Our dissenting colleague argues that the duration of the challenged action is too short to allow full litigation before it ceases. However, with the utmost respect, he fails to distinguish between court orders and regulatory or statutory deadlines. As noted above, the “challenged action” is an injunction requiring certain action within 120 days. The 120 day deadline was chosen by the judge in his discretion. He could have picked 150 days, 180 days, 365 days, or he could have stayed the injunction altogether pending appeal. So could we. This is in sharp contrast to the cases cited in the dissent such as Greenpeace v. Franklin, 14 F.3d 1324 (9th Cir.1992) and Alaska Ctr. for the Env’t v. U.S. Forest Serv., 189 F.3d 851 (9th Cir.1999) in which the “short time” is mandated by regulation or permit, making it inevitable that the case will become moot each and every time it is challenged. Miller v. California Pac. Med. Ctr., 19 F.3d 449 (9th Cir.1994) (en banc), is clearly distinguishable. It involved a National Labor Relations Act § 10(j) injunction and both proceedings and case law unique to NLRB litigation.
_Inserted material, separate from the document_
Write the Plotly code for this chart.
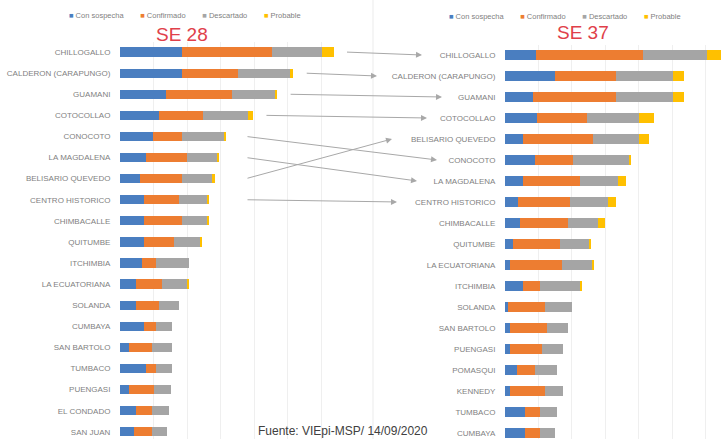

Because the plaintiffs claim sought to remedy the defendants’ failure to designate a critical habitat for the tidewater goby, and the defendants have now so designated, there is no remaining controversy for this court to decide. Moreover, it is well settled that “a federal court has no authority to give opinions upon moot questions or abstract propositions, or to declare principles or rules of law which cannot affect the matter in issue in the case before it.” Church of Screntology v. U.S., 506 U.S. 9, 12, 113 S.Ct. 447, 121 L.Ed.2d 313 (1992) (internal citations omitted).
The case is DISMISSED.
This disposition is not appropriate for publication and may not be cited to or by the courts of this circuit except as may be provided by 9th Cir. R. 36-3.